According to the BC’s Ministry of Transportation information website, it’s a simple four-step process: You put your left foot in, you put your left foot out ....

Oh, no wait, that’s mama-mode, not motorcycle-mama mode. It actually goes like this:

  1. Approach
  2. Yield
  3. Enter
  4. Exit

They even have an “All About Roundabouts” video, showing you that you only have to use your signal lights when you exit the circle.

In the first video, DriveWise instructor Seann Wells says, “I don’t have to signal because I have no choice but to go right. But I will signal at my exit.”

Technically, he’s correct. You don’t have to signal in because it is akin to a curve in the road and you have no choice but to travel in that direction.

Wells smoothly enters the traffic circle and then executes a right hand exit, with appropriate signalling.

What’s missing from this clip is the conversion of what used to be a simple left-hand turn.

Let’s travel back in time to the simple four-way intersection. Executing a left-hand turn was pretty straight forward: Signal left to  turn left (duh), and remember to yield to the vehicle on your right.

Things get complicated when you plunk in another circular road over what used to be a standard four-way stop. Technically the vehicle operator is now executing a series of left- and right-hand turns to do what used to be a single-operation right turn, straight through, or left turn. To complicate things further, you now have to yield to the vehicle on your left (the ones coming at you), as the vehicles in the circle have the right-of-way.

When I am in a traffic circle, I signal through each “intersection” -- defined as a point where roadways meet. In other words, at every possible entry and exit point, I either signal left (to enter, or continue in the traffic circle) or right (to exit).

Why?

Because as a motorcyclist, one of the most important things you MUST do to ensure your safety is to be precise when it comes to signalling your intention.

Sloppy signalling, as many accidents and near accidents testify, will be to your detriment. Precise signalling, whether mechanical or physical, helps communicate your intention.

A shoulder check, for example, communicates an intention depending on when you use it. When in motion, it typically signals a lane-change; when at a stop, it typically signals “I’m going to make sure the intersection is safe before I move off.”

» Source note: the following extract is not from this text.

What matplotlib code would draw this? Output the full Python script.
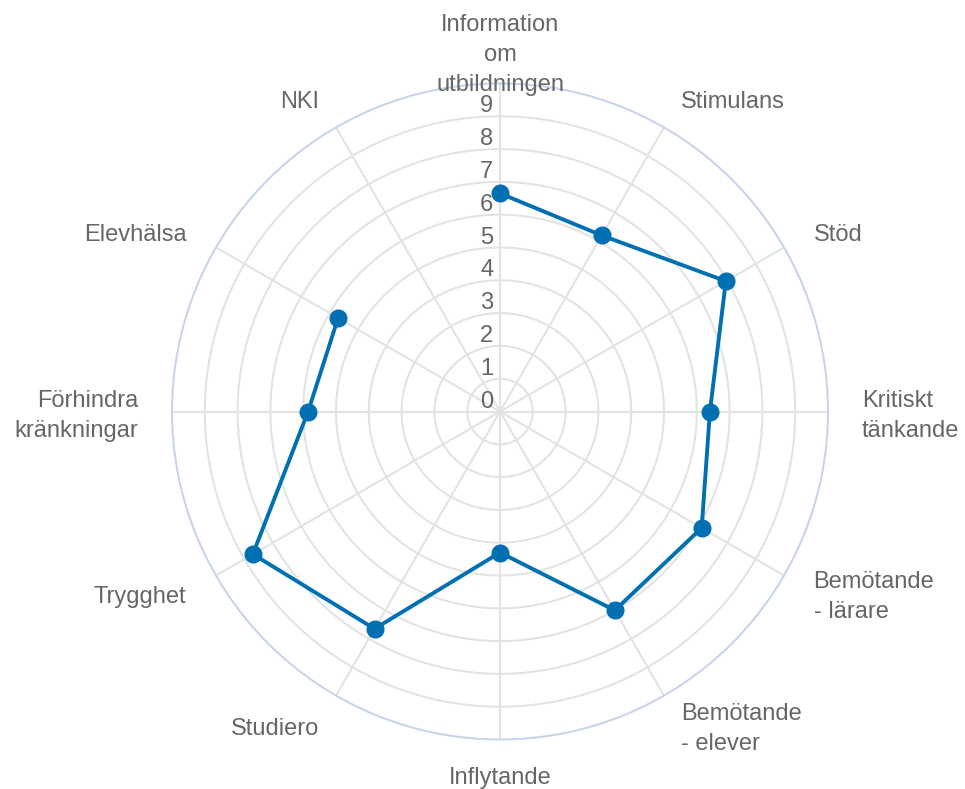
import numpy as np
import matplotlib
matplotlib.use("Agg")
from matplotlib import pyplot as plt

categories = ["Information\nom\nutbildningen", "Stimulans", "Stöd",
              "Kritiskt\ntänkande", "Bemötande\n- lärare", "Bemötande\n- elever",
              "Inflytande", "Studiero", "Trygghet", "Förhindra\nkränkningar",
              "Elevhälsa", "NKI"]
values = [6.65, 6.2, 7.95, 6.4, 7.1, 7.0, 4.3, 7.65, 8.7, 5.85, 5.7, np.nan]
ticks = [0, 1, 2, 3, 4, 5, 6, 7, 8, 9]
rmax = 10

line_col = "#0070b2"
grid_col = "#e3e3e3"
text_col = "#666666"

plt.rcParams['font.family'] = ['Liberation Sans', 'DejaVu Sans']

fig = plt.figure(figsize=(9.65, 7.89), dpi=100)
ax = fig.add_axes([172/965, 49.5/789, 656/965, 656/789], projection='polar')
ax.set_theta_zero_location('N')
ax.set_theta_direction(-1)
ax.set_ylim(0, rmax)

n = len(categories)
angles = np.arange(n) * 2 * np.pi / n

# grid: rings and spokes
ax.grid(False)
ax.set_xticks([])
ax.set_yticks([])
ax.spines['polar'].set_color("#c9d4ea")
ax.spines['polar'].set_linewidth(1.5)
th = np.linspace(0, 2*np.pi, 400)
for r in range(1, rmax):
    ax.plot(th, np.full_like(th, r), color=grid_col, lw=1.5, zorder=1)
for a in angles:
    ax.plot([a, a], [0, rmax], color=grid_col, lw=1.5, zorder=1)

# tick labels
for t in ticks:
    ax.annotate(str(t), xy=(0, t), xytext=(-4.8, 2.8), textcoords='offset points',
                ha='right', va='baseline', fontsize=17, color=text_col, zorder=3)

# category labels
lab_r = 11.04
for a, c in zip(angles, categories):
    deg = np.degrees(a) % 360
    if np.isclose(deg, 0) or np.isclose(deg, 180):
        ha = 'center'
    elif deg < 180:
        ha = 'left'
    else:
        ha = 'right'
    dy = -4.3 if np.isclose(deg, 0) else -3.0
    ax.annotate(c, xy=(a, lab_r), xytext=(0, dy), textcoords='offset points',
                ha=ha, va='center', multialignment=ha, fontsize=17,
                color=text_col, linespacing=1.47, annotation_clip=False)

ax.plot(angles, values, color=line_col, lw=2.8, marker='o', markersize=12,
        zorder=4, clip_on=False)

fig.savefig("out.png", dpi=100)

Flashing your brake-lights, another example, communicates to a tailgater that they are too close for your comfort; or, it forewarns the vehicle behind you that your intention is to stop when that yellow light turns red.

On the flip side, signalling left on the Pat Bay just leaving Victoria, when your intent is to exit in Sidney, will in all likelihood get you into an accident.

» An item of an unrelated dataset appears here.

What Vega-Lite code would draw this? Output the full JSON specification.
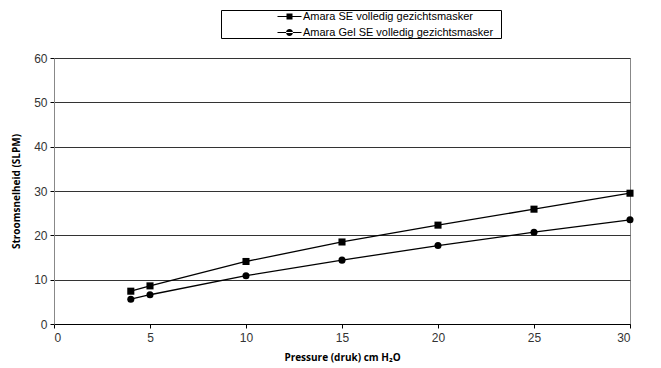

I, for one, give a happy nod to the ministry for bringing in traffic circles. These circles really do eliminate those fatal-for-motorcyclists T-bone crashes, and they blessedly keep traffic moving. Traffic circles are a thing of great beauty.

Now all we need to do is to retrain our brain when it comes to navigating these former simple intersections that once required only one signal. They are no longer simple intersections and should not be treated as such. They are a separate roadway, where you signal in and signal out.

Yes, a roundabout is simple -- and even beautiful -- once you rewire your brain. And until then, It’s enough to make you dizzy.